Madres de los días, por Jaime Bedoya
Madres de los días, por Jaime Bedoya
Jaime Bedoya

Aprovechemos la mañana. Temprano, antes de dejarse arrastrar mansamente por la fuerza gravitacional de la celebración del electrodoméstico recién salido de su caja, la chompa horrible pero con feeling o el dudoso arte sentimental del jardín de la infancia, dediquemos cinco minutos a la persona real detrás de la tipología comercial que hoy los catálogos celebran con subliminal tipografía rosa: mamá.

La mujer es una versión mejorada del ser humano. Por su intuición, por su nobleza, por su empatía. Y también por su tajante y habitualmente sin retorno deslinde con la sinvergüencería. El hombre pelea, pecha, se reacomoda estratégicamente. La mujer perdona, pero no olvida. Cuando asume una lucha, la escoge de por vida. Y pobre de ti. Esa lucha, principio de realidad que le dicen, es asolada inmisericordemente, quiérase o no, por el agitado caudal de demandas que conlleva la maternidad cuando llega.

La propia vida se disuelve entre fiebres intrascendentes pero ansiosas, por un carrusel sin fin de pañales, por sarpullidos y excrecencias varias cuando aún ni el propio cuerpo se ha recuperado de la invasiva presencia de otro ser en su interior que ha desordenado hormonas, volúmenes y sentimientos de una manera irreversible y determinante.

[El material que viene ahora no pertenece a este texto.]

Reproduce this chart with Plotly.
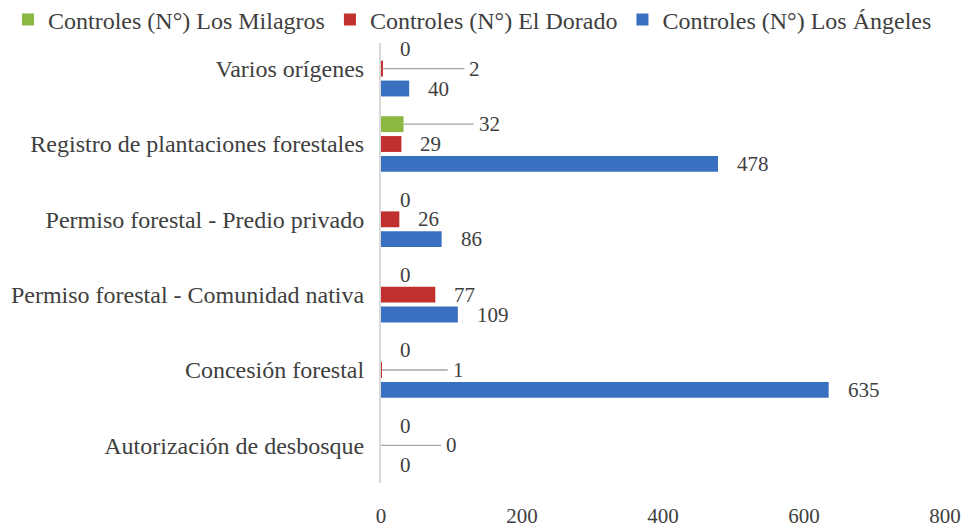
import plotly.graph_objects as go

categorias = [
    'Autorización de desbosque',
    'Concesión forestal',
    'Permiso forestal - Comunidad nativa',
    'Permiso forestal - Predio privado',
    'Registro de plantaciones forestales',
    'Varios orígenes',
]
los_angeles = [0, 635, 109, 86, 478, 40]
el_dorado = [0, 1, 77, 26, 29, 2]
los_milagros = [0, 0, 0, 0, 32, 0]

series = [
    ('Controles (N°) Los Ángeles', los_angeles, '#3a70c0'),
    ('Controles (N°) El Dorado', el_dorado, '#c0302e'),
    ('Controles (N°) Los Milagros', los_milagros, '#8cb844'),
]

# etiquetas movidas a mano con línea guía: (serie, categoría) -> desplazamiento en px
desplazadas = {
    (1, 5): 82,
    (2, 4): 70,
    (1, 1): 66,
    (1, 0): 60,
}

FONT = 'Liberation Serif'
TEXT = '#404040'
BARGAP = 0.21
W, H = 973, 529
OFF = 8  # margen del body de la página
ML, MR = 0, 15
X0 = 381 - OFF  # eje vertical (px)
X1 = 945 - OFF  # valor 800 (px)
GW = W - ML - MR

fig = go.Figure()
for nombre, valores, color in series:
    fig.add_trace(go.Bar(
        y=list(range(len(categorias))),
        x=valores,
        orientation='h',
        name=nombre,
        marker=dict(color=color, line=dict(width=0)),
        hoverinfo='x+name',
    ))

slot = (1 - BARGAP) / len(series)
for i, (nombre, valores, color) in enumerate(series):
    for j, v in enumerate(valores):
        yy = j + (i - 1) * slot
        if (i, j) in desplazadas:
            fig.add_annotation(
                x=v, y=yy, text=str(v), showarrow=True, arrowhead=0,
                arrowwidth=1.3, arrowcolor='#a6a6a6', ax=desplazadas[(i, j)], ay=0,
                xanchor='left', standoff=0, borderpad=4,
                font=dict(family=FONT, size=21, color=TEXT),
            )
        else:
            fig.add_annotation(
                x=v, y=yy, text=str(v), showarrow=False,
                xanchor='left', xshift=17,
                font=dict(family=FONT, size=21, color=TEXT),
            )

fig.update_layout(
    width=W,
    height=H,
    plot_bgcolor='white',
    paper_bgcolor='white',
    barmode='group',
    bargap=BARGAP,
    bargroupgap=0.2,
    margin=dict(l=ML, r=MR, t=31 - OFF, b=H - (483 - OFF), autoexpand=False),
    font=dict(family=FONT, size=22, color=TEXT),
    legend=dict(
        orientation='h', traceorder='reversed',
        x=0, xanchor='left', xref='paper',
        y=1 - (20 - OFF) / H, yanchor='middle', yref='container',
        font=dict(family=FONT, size=24, color=TEXT),
        itemwidth=30,
    ),
    showlegend=True,
)
fig.update_xaxes(
    domain=[(X0 - ML) / GW, (X1 - ML) / GW],
    range=[0, 800], dtick=200, showgrid=False, zeroline=False, showline=False,
    ticks='', ticklabelstandoff=18, automargin=False,
    tickfont=dict(family=FONT, size=21, color=TEXT),
)
fig.update_yaxes(
    range=[-0.5, len(categorias) - 0.5],
    tickvals=list(range(len(categorias))), ticktext=categorias,
    showgrid=False, zeroline=False, showline=True, linecolor='#d9d9d9', linewidth=2,
    ticks='', ticklabelstandoff=10, automargin=False,
    tickfont=dict(family=FONT, size=24, color=TEXT),
)

fig.write_html('out.html')
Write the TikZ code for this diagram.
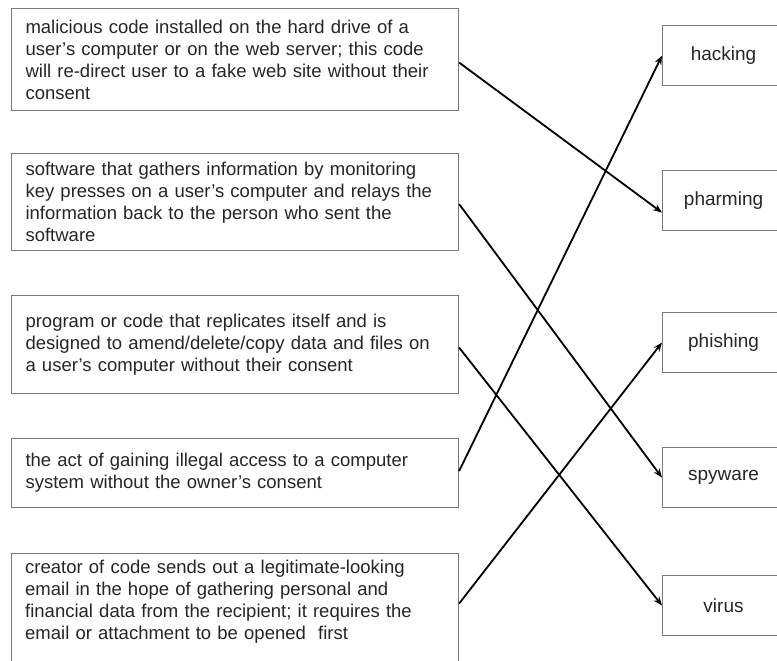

Inflamada e insomne, la mamá no ahorra sonrisas reales para ese extraño que acaba de eyectarse de ella: valioso shot de oxitocina, hormona de la confianza, recibe el recién llegado.

En cambio, el padre no duerme una noche y siente que se le acabó la vida. Su egocentrismo pende al borde de una crisis terminal, y las tinieblas nublan su futuro. Caballeros, por estas miserias del espíritu, somos vistos, no sin justicia, como banales bípedos con un colgajo entre las piernas. Más nada.

Más tarde enfrenta la madre abarcar emocionalmente el desenlace apabullante de pequeñas personalidades ajenas, tarea para la que no existe método ni manual infalible. Solo la apuesta ciega en la autocontención y ese inmenso acto de fe que es el afecto incondicional. Este no siempre presenta resultados inmediatos. Hay veces que no los presenta en absoluto.

Por eso en este día en que con la mejor buena intención —que  a veces es la peor— se quiere etiquetar a la madre como ser de incombustible luz y pozo sin fondo de amor eterno; recordemos que, a fin de cuentas, vive y respira como persona. Y que hasta la normalidad tiene fronteras.

Ellas no tienen por qué decirlo, pero no hay madre digna de llamarse tal que no haya considerado eventualmente estrangular a sus hijos. Lo de descartar al padre es una obviedad en estos tiempos de congelamiento de óvulos. Existe también la posibilidad de simplemente tomar una moto, caballo o cohete, y mandarse mudar a ese lugar inexistente donde recuperar una vida real y adulta para ellas solas.

Lo piensan, le dan vueltas, lo fantasean. Pero no lo hacen. Y ahí estarán cuando sangre la nariz, cuando se desplomen todos, cuando el techo se resquebraje amenazadoramente y cuando el hombre equivalga como la gripe al cáncer.

Hacerles un monumento no sirve para nada. Empiecen por hacerle el desayuno. Terminen por hacerla feliz.